Real-world deployments have demonstrated that such frameworks can reduce integration latency, minimize manual reconciliation, and increase auditability during payroll and cost allocation cycles. This capability is increasingly critical as global enterprises face rising demands for transparent, accurate reporting.
Security and Trust by Design
Modern integration frameworks must also address a new threat landscape. Routhu’s architectural approach embeds security from the ground up, aligning with enterprise trust models and regulatory obligations. This includes OAuth2 and SAML-based authentication, granular role-based authorization, masking and encryption of sensitive data, and comprehensive logging and monitoring.
These controls are designed to support compliance with regulations such as GDPR and HIPAA, while maintaining operational agility. Analysts emphasize that security baked into the framework not bolted on later can significantly reduce both compliance risk and total cost of ownership over time.
A Glimpse into the Future: Intelligent Integrations
The evolution of reusable frameworks is still unfolding. Experts anticipate that the next generation of enterprise integration will be AI-enabled and self-healing.
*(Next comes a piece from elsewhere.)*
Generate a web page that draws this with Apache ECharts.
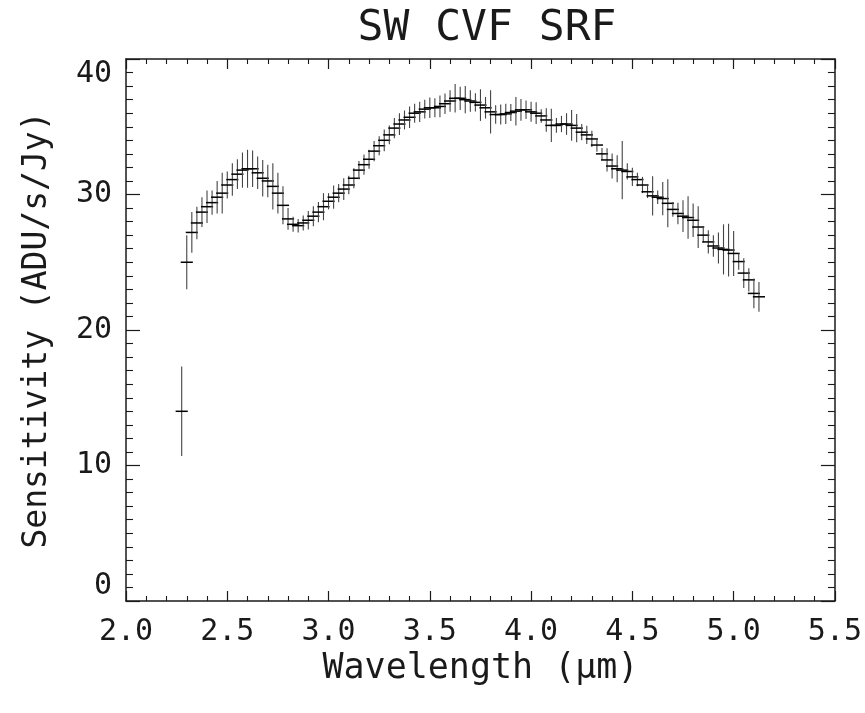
<!DOCTYPE html>
<html>
<head>
<meta charset="utf-8">
<title>SW CVF SRF</title>
<script src="https://cdn.jsdelivr.net/npm/echarts@6/dist/echarts.min.js"></script>
<style>
  html, body { margin: 0; padding: 0; background: #fff; }
  #main { width: 865px; height: 713px; }
</style>
</head>
<body>
<div id="main"></div>
<script>
// wavelength of each CVF step (um)
var wavelength = [
  2.275, 2.300, 2.325, 2.350, 2.375, 2.400, 2.425, 2.450, 2.475, 2.500,
  2.525, 2.550, 2.575, 2.600, 2.625, 2.650, 2.675, 2.700, 2.725, 2.750,
  2.775, 2.800, 2.825, 2.850, 2.875, 2.900, 2.925, 2.950, 2.975, 3.000,
  3.025, 3.050, 3.075, 3.100, 3.125, 3.150, 3.175, 3.200, 3.225, 3.250,
  3.275, 3.300, 3.325, 3.350, 3.375, 3.400, 3.425, 3.450, 3.475, 3.500,
  3.525, 3.550, 3.575, 3.600, 3.625, 3.650, 3.675, 3.700, 3.725, 3.750,
  3.775, 3.800, 3.825, 3.850, 3.875, 3.900, 3.925, 3.950, 3.975, 4.000,
  4.025, 4.050, 4.075, 4.100, 4.125, 4.150, 4.175, 4.200, 4.225, 4.250,
  4.275, 4.300, 4.325, 4.350, 4.375, 4.400, 4.425, 4.450, 4.475, 4.500,
  4.525, 4.550, 4.575, 4.600, 4.625, 4.650, 4.675, 4.700, 4.725, 4.750,
  4.775, 4.800, 4.825, 4.850, 4.875, 4.900, 4.925, 4.950, 4.975, 5.000,
  5.025, 5.050, 5.075, 5.100, 5.125
];
// sensitivity (ADU/s/Jy)
var sensitivity = [
  14.0, 25.0, 27.2, 27.9, 28.7, 29.1, 29.4, 29.8, 30.1, 30.7,
  31.1, 31.5, 31.8, 31.9, 31.9, 31.6, 31.2, 31.0, 30.6, 30.1,
  29.2, 28.2, 27.8, 27.7, 27.9, 28.1, 28.4, 28.7, 29.1, 29.5,
  29.8, 30.1, 30.4, 30.7, 31.2, 31.8, 32.2, 32.6, 33.2, 33.6,
  34.0, 34.4, 34.9, 35.2, 35.5, 35.7, 36.0, 36.1, 36.3, 36.4,
  36.4, 36.5, 36.7, 36.9, 37.1, 37.1, 37.0, 36.9, 36.8, 36.6,
  36.4, 36.1, 35.9, 35.9, 35.95, 36.05, 36.15, 36.25, 36.25, 36.1,
  36.0, 35.8, 35.5, 35.1, 35.1, 35.2, 35.2, 35.1, 34.9, 34.6,
  34.4, 34.1, 33.65, 33.0, 32.55, 32.1, 31.9, 31.8, 31.7, 31.3,
  31.1, 30.7, 30.2, 29.9, 29.8, 29.7, 29.35, 28.9, 28.6, 28.4,
  28.3, 28.1, 27.6, 27.0, 26.5, 26.2, 26.05, 25.95, 25.9, 25.65,
  25.05, 24.2, 23.7, 22.7, 22.45
];
// 1-sigma error on sensitivity
var sensError = [
  3.3, 2.0, 1.5, 1.2, 1.1, 1.2, 0.9, 1.2, 1.5, 1.0,
  1.2, 1.1, 1.3, 1.4, 1.35, 1.2, 1.35, 1.2, 1.7, 1.5,
  1.4, 0.8, 0.55, 0.5, 0.55, 0.68, 0.74, 0.74, 1.0, 0.6,
  0.86, 0.68, 0.8, 0.68, 0.74, 0.68, 0.75, 0.7, 0.75, 0.7,
  0.8, 0.7, 0.75, 0.8, 0.7, 0.8, 0.7, 0.75, 0.7, 0.75,
  0.7, 0.8, 0.75, 0.8, 1.05, 0.86, 1.0, 0.8, 0.68, 1.17,
  0.8, 1.6, 0.68, 0.74, 0.74, 0.62, 1.05, 0.8, 0.68, 0.74,
  0.8, 0.5, 0.86, 1.23, 0.55, 0.6, 0.8, 1.14, 1.05, 0.6,
  0.68, 0.6, 0.5, 0.43, 0.86, 0.92, 1.0, 2.15, 0.6, 0.68,
  0.5, 0.6, 0.45, 1.45, 0.5, 1.23, 1.77, 0.55, 0.8, 1.17,
  1.57, 1.23, 1.54, 0.55, 0.86, 0.8, 1.14, 1.85, 1.95, 1.66,
  0.6, 1.1, 0.86, 1.1, 1.1
];
// half width of each CVF step (um)
var binHalfWidth = 0.03;

var xTicks = [2.0, 2.5, 3.0, 3.5, 4.0, 4.5, 5.0, 5.5];
var yTicks = [0, 10, 20, 30, 40];

var points = [];
for (var i = 0; i < wavelength.length; i++) {
  points.push([wavelength[i], sensitivity[i], sensError[i]]);
}

var FONT = '"DejaVu Sans Mono", "Liberation Mono", monospace';
var INK = '#1a1a1a';

function renderCross(params, api) {
  var x = api.value(0), y = api.value(1), e = api.value(2);
  var l = api.coord([x - binHalfWidth, y]);
  var r = api.coord([x + binHalfWidth, y]);
  var t = api.coord([x, y + e]);
  var b = api.coord([x, y - e]);
  return {
    type: 'group',
    children: [
      { type: 'line', shape: { x1: t[0], y1: t[1], x2: b[0], y2: b[1] },
        style: { stroke: '#444', lineWidth: 1.1 } },
      { type: 'line', shape: { x1: l[0], y1: l[1], x2: r[0], y2: r[1] },
        style: { stroke: '#000', lineWidth: 1.5 } }
    ]
  };
}

var chart = echarts.init(document.getElementById('main'), null, { renderer: 'canvas' });

var frameLine = { show: true, onZero: false, lineStyle: { color: INK, width: 1.5 } };

var option = {
  animation: false,
  backgroundColor: '#fff',
  title: {
    text: 'SW CVF SRF',
    left: 482,
    top: 2,
    textAlign: 'center',
    textStyle: { fontFamily: FONT, fontSize: 43, fontWeight: 'normal', color: INK }
  },
  grid: { left: 126, right: 27, top: 59, bottom: 112, containLabel: false },
  xAxis: [
    {
      type: 'value', min: 2.0, max: 5.5, interval: 0.5, position: 'bottom',
      name: 'Wavelength (\u03bcm)', nameLocation: 'middle', nameGap: 40,
      nameTextStyle: { fontFamily: FONT, fontSize: 35, color: INK },
      axisLine: frameLine,
      axisTick: { show: true, inside: true, length: 10, lineStyle: { color: INK, width: 1.2 } },
      minorTick: { show: true, splitNumber: 5, length: 5, lineStyle: { color: INK, width: 1.1 } },
      splitLine: { show: false },
      axisLabel: {
        margin: 16, fontFamily: FONT, fontSize: 30, color: INK,
        showMinLabel: true, showMaxLabel: true,
        formatter: function (v) { return v.toFixed(1); }
      }
    },
    {
      type: 'value', min: 2.0, max: 5.5, interval: 0.5, position: 'top',
      axisLine: frameLine,
      axisTick: { show: true, inside: true, length: 10, lineStyle: { color: INK, width: 1.2 } },
      minorTick: { show: true, splitNumber: 5, length: 5, lineStyle: { color: INK, width: 1.1 } },
      splitLine: { show: false },
      axisLabel: { show: false }
    }
  ],
  yAxis: [
    {
      type: 'value', min: 0, max: 40, interval: 10, position: 'left',
      name: 'Sensitivity (ADU/s/Jy)', nameLocation: 'middle', nameGap: 72,
      nameTextStyle: { fontFamily: FONT, fontSize: 33, color: INK },
      axisLine: frameLine,
      axisTick: { show: true, inside: true, length: 14, lineStyle: { color: INK, width: 1.2 } },
      minorTick: { show: true, splitNumber: 10, length: 7, lineStyle: { color: INK, width: 1.1 } },
      splitLine: { show: false },
      axisLabel: {
        margin: 14, fontFamily: FONT, fontSize: 30, color: INK,
        showMinLabel: true, showMaxLabel: true,
        verticalAlignMinLabel: 'bottom', verticalAlignMaxLabel: 'top'
      }
    },
    {
      type: 'value', min: 0, max: 40, interval: 10, position: 'right',
      axisLine: frameLine,
      axisTick: { show: true, inside: true, length: 14, lineStyle: { color: INK, width: 1.2 } },
      minorTick: { show: true, splitNumber: 10, length: 7, lineStyle: { color: INK, width: 1.1 } },
      splitLine: { show: false },
      axisLabel: { show: false }
    }
  ],
  series: [
    {
      name: 'SRF',
      type: 'custom',
      xAxisIndex: 0,
      yAxisIndex: 0,
      renderItem: renderCross,
      encode: { x: 0, y: 1 },
      data: points,
      clip: true
    }
  ]
};

chart.setOption(option);
</script>
</body>
</html>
Predictive analytics and machine learning could detect anomalies, adjust orchestration flows automatically, and optimize performance before failures occur.
“Today, we build for reusability and governance,” Routhu explains. “Tomorrow, these frameworks will be autonomous systems capable of learning and adapting on their own.”
This projection aligns with research from Forrester Research, which predicts rapid adoption of AI-driven integration by large enterprises in the next decade.
Challenges and Considerations
While reusable frameworks offer clear benefits, implementation is not without its challenges. Organizations must invest in skilled integration teams, strong governance models, and standardized design principles to avoid sprawl. Additionally, aligning global compliance and security standards remains a complex undertaking in multi-tenant environments.
Industry experts caution that success depends as much on organizational readiness as on technology choices. Effective change management, executive sponsorship, and clear architectural governance are critical to unlocking the full value of these frameworks.
Conclusion: A Structural Shift, not a Trend
Reusable integration frameworks in Oracle HCM represent more than a technical enhancement they signal a structural shift in how enterprises think about interoperability, security, and agility. By moving away from brittle point-to-point integrations, organizations can future-proof their digital ecosystems, respond faster to market shifts, and maintain compliance in increasingly complex operational landscapes.
While practitioners like Kranthi Kumar Routhu are helping to shape this transformation, the movement is bigger than any single contributor. It reflects the convergence of cloud maturity, automation, and architectural discipline are three forces driving the next phase of enterprise modernization.